Trooping the Colour is a royal British tradition, starting in 1748. The ceremony originated as guards prepared for battle, presenting their colours and flags so that soldiers would recognise them. Today the ceremony is used to celebrate the Queen’s official birthday in June.
This year Charanpreet Singh Lall became the first person to wear a turban in the Trooping the Colour procession. That’s the first time in 270 years. Charanpreet says, “I hope that people watching, that they will just acknowledge it and that they will look at it as a new change in history.”
“I hope that more people like me, not just Sikhs but from other religions and different backgrounds will be encouraged to join the army.”
“I’m quite proud and I know that a lot of other people are proud of me as well. It’s a good feeling… there’s going to be a lot of eyes and I am going to have influence on other people.”
In assembly today we discussed this picture further. We talked about how Charanpreet feels looking slightly different to the other guards and does that mean he can’t be a guard as well? We all agreed that we have moved on a lot since 1748 and that it is a good thing that people of different religions and backgrounds feel and are included. We discussed that everyone should feel proud of the job that they do and that Charanpreet felt proud to represent his country.
The new series of Dr Who has aired with the Dr as a female for the first time.
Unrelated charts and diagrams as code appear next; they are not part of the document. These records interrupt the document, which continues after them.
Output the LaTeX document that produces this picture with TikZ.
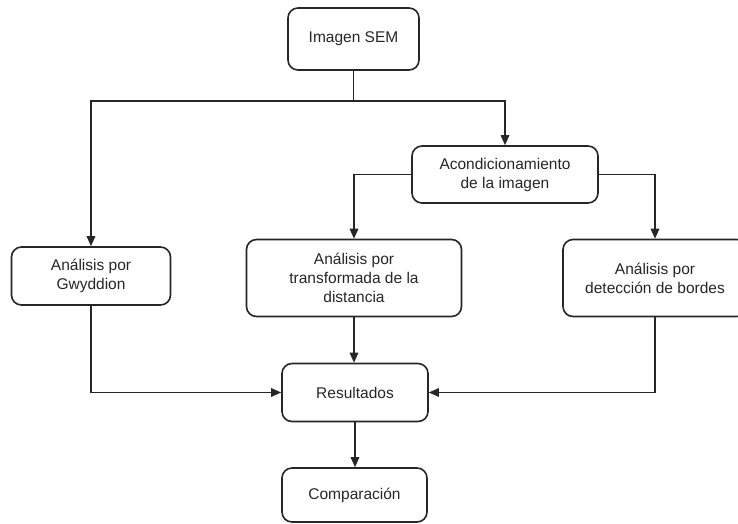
\documentclass[tikz,border=0pt]{standalone}
\usepackage{fontspec}
\setmainfont{Liberation Sans}
\usetikzlibrary{arrows.meta}
\begin{document}
\begin{tikzpicture}[x=1pt,y=-1pt,
  box/.style={draw=black!85, line width=1.6pt, rounded corners=10pt, align=center,
    font=\fontsize{15.5}{19}\selectfont, text=black!85, inner sep=0pt},
  arr/.style={draw=black!85, line width=1.6pt, -{Triangle[length=10pt,width=8.5pt]}},
  ln/.style={draw=black!85, line width=1.6pt}]
\useasboundingbox (0,0) rectangle (738,523);
\clip (0,0) rectangle (738,523);
\node[box, minimum width=131pt, minimum height=62pt] (sem) at (353.5,39) {Imagen SEM};
\node[box, minimum width=186pt, minimum height=57pt] (acond) at (505,174.5) {Acondicionamiento\\de la imagen};
\node[box, minimum width=159pt, minimum height=58pt] (gwy) at (91,276) {Análisis por\\Gwyddion};
\node[box, minimum width=215pt, minimum height=77pt] (trans) at (354,278) {Análisis por\\transformada de la\\distancia};
\node[box, minimum width=184pt, minimum height=77pt] (bord) at (655,278) {Análisis por\\detección de bordes};
\node[box, minimum width=146pt, minimum height=58pt] (res) at (355,392.5) {Resultados};
\node[box, minimum width=145pt, minimum height=54pt] (comp) at (354.5,495) {Comparación};
\coordinate (j) at (353.5,101);
\draw[ln] (sem.south) -- (j);
\draw[arr] (j) -| (gwy.north);
\draw[arr] (j) -| (acond.north);
\draw[arr] (acond.west) -| (trans.north);
\draw[arr] (acond.east) -| (bord.north);
\draw[arr] (gwy.south) |- (res.west);
\draw[arr] (trans.south) -- (trans.south |- res.north);
\draw[arr] (bord.south) |- (res.east);
\draw[arr] (res.south) -- (res.south |- comp.north);
\end{tikzpicture}
\end{document}
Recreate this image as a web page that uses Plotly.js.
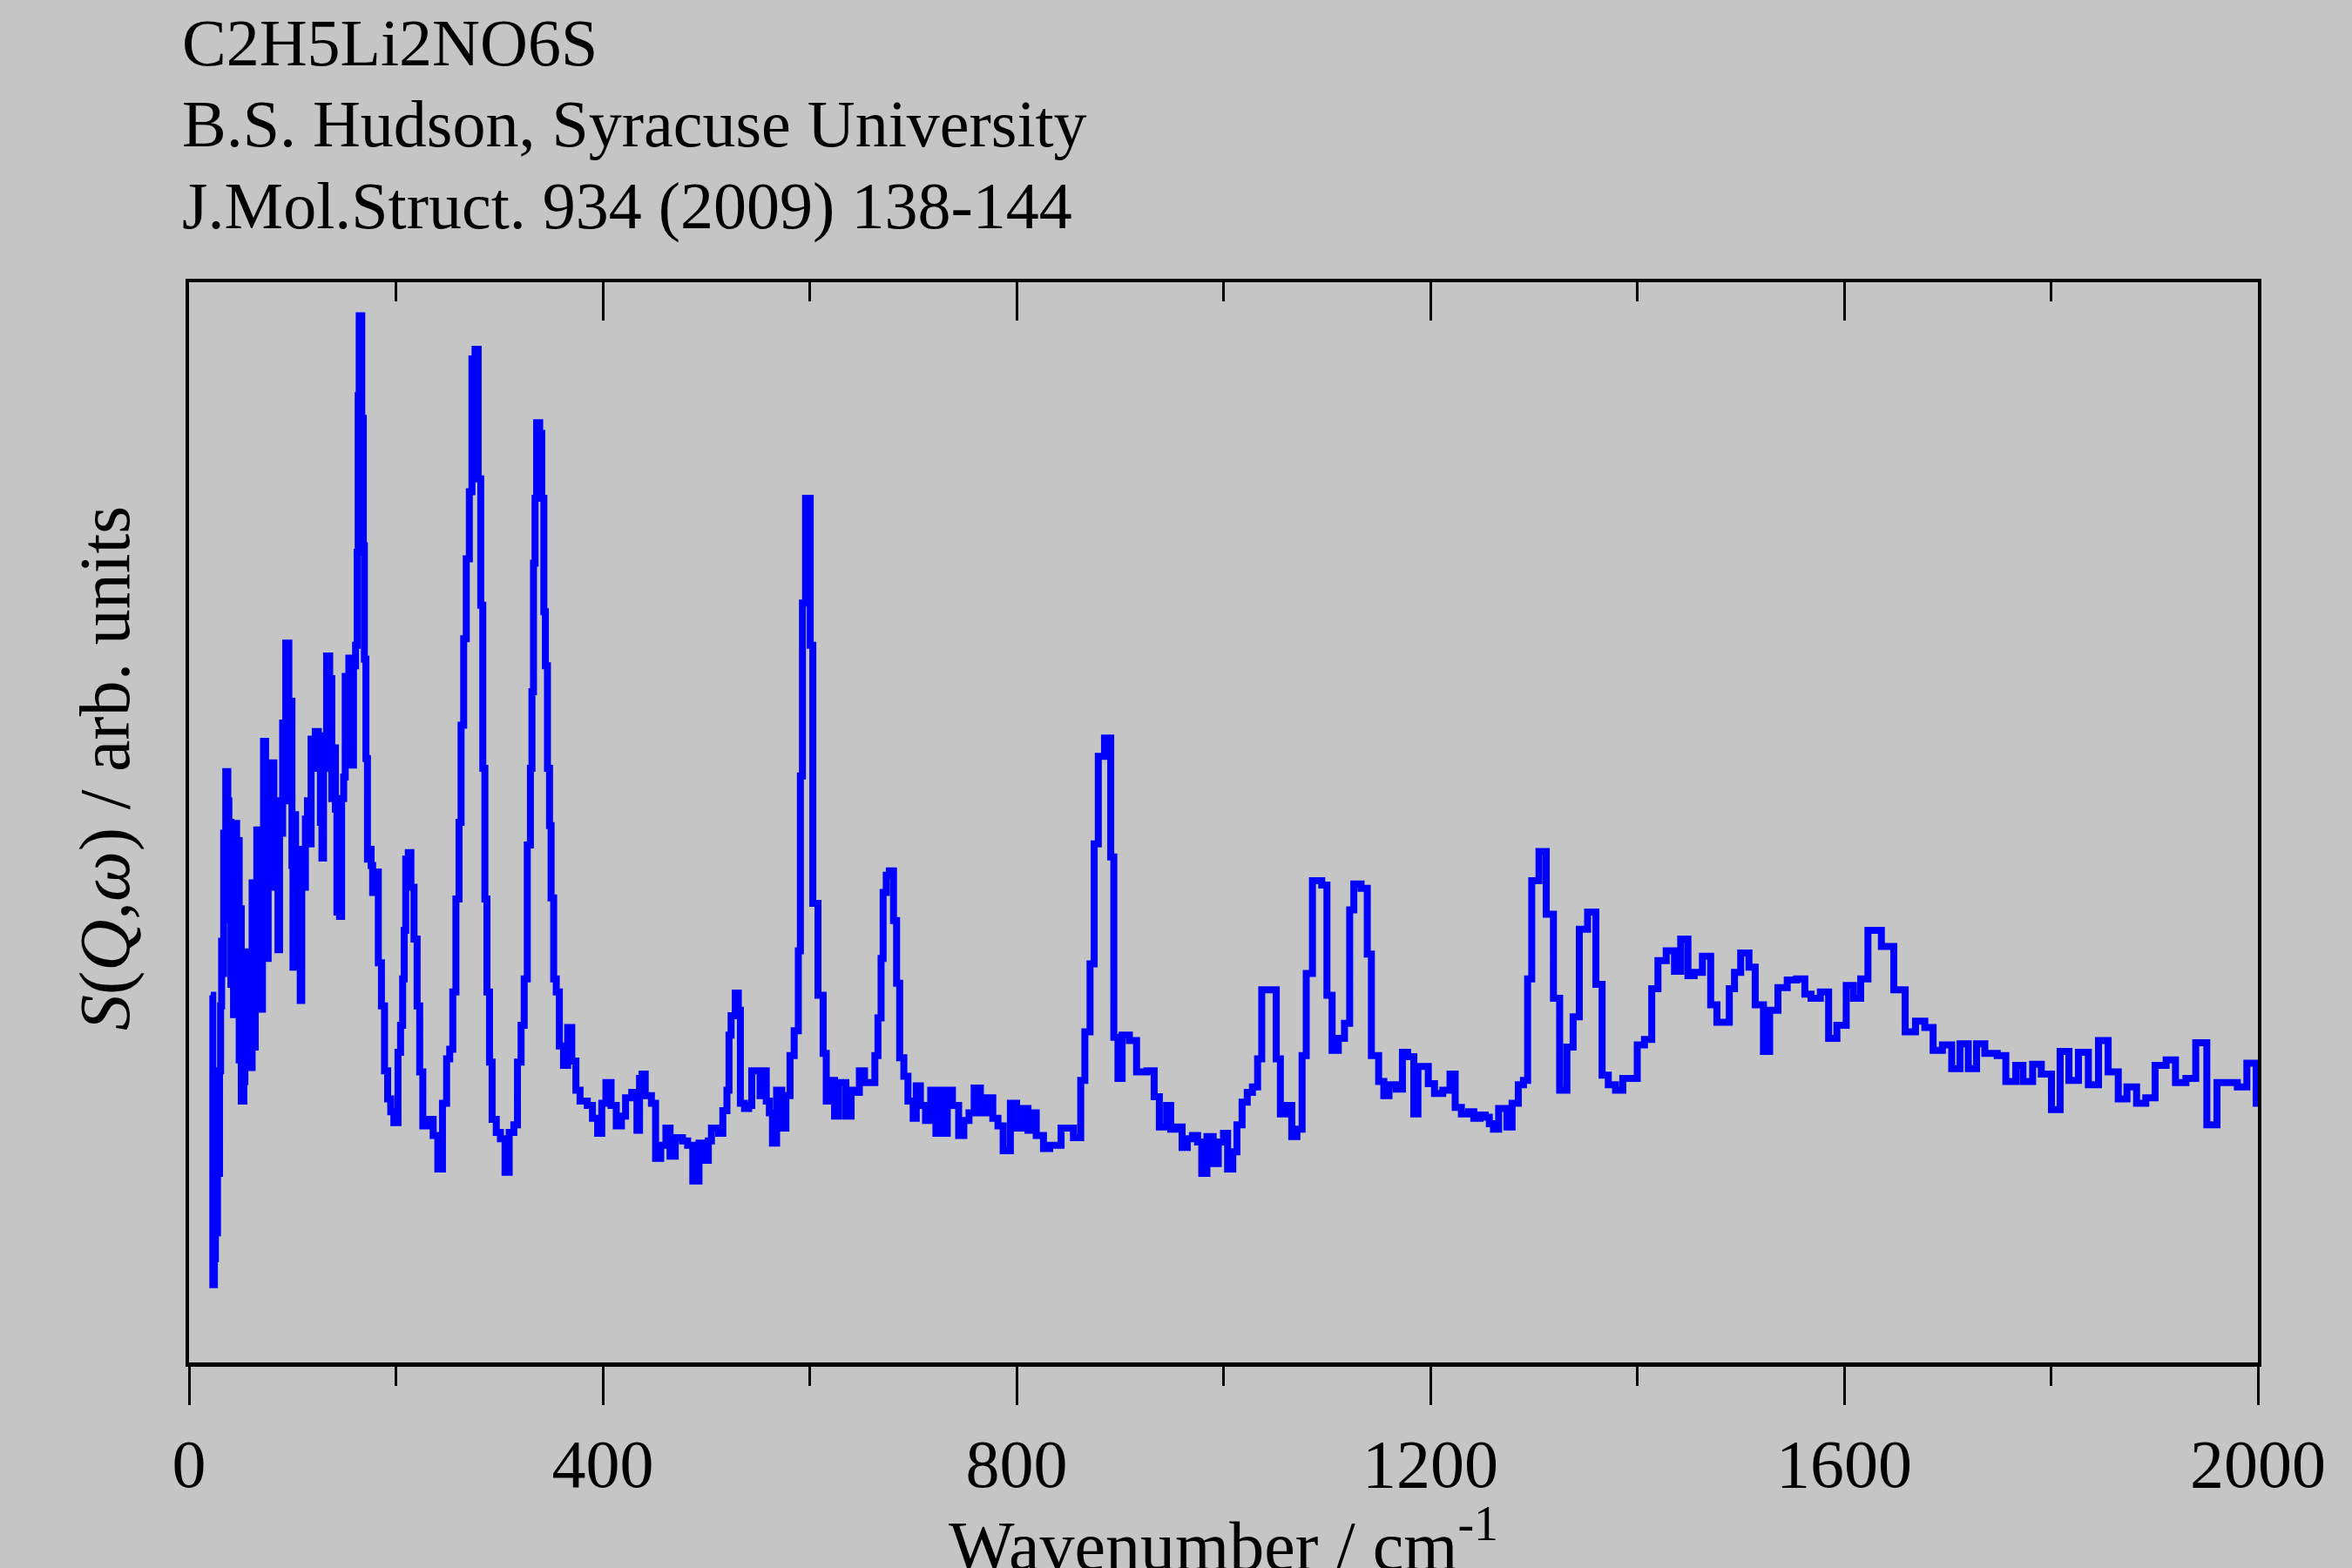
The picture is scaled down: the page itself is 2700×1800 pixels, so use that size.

During the episode the Dr was told she was a woman and she replied, “Am I? Does it suit me? Oh yeah I remember. Half an hour ago I was a white-haired Scotsman.” Later she built her own sonic screwdriver from scratch using impressive engineering skills.
The Doctor said; “We are all capable of the most incredible change. We can evolve while still saying true to who we are. We can honour who we’ve been and choose who we want to be next.”
In assembly today we talked about identity – we had discussions on how we identify each other by sex, race, religion etc and how important this can be. We talked about the quote above and also of the importance of accepting people’s identities and acknowledging everyone’s skills and contributions to society.
During assembly Mrs Knipe discussed British values. She discussed what they were (democracy; the rule of law; individual liberty; mutual respect for and tolerance of those with different faiths and beliefs and for those without faith.) We then discussed how we can see those values in and around school – through how we treat each other with respect, how we learn about government and help to set our own school rules etc. There is going to be a display in the hall that we can look at during assemblies and which we will be contributing to as well.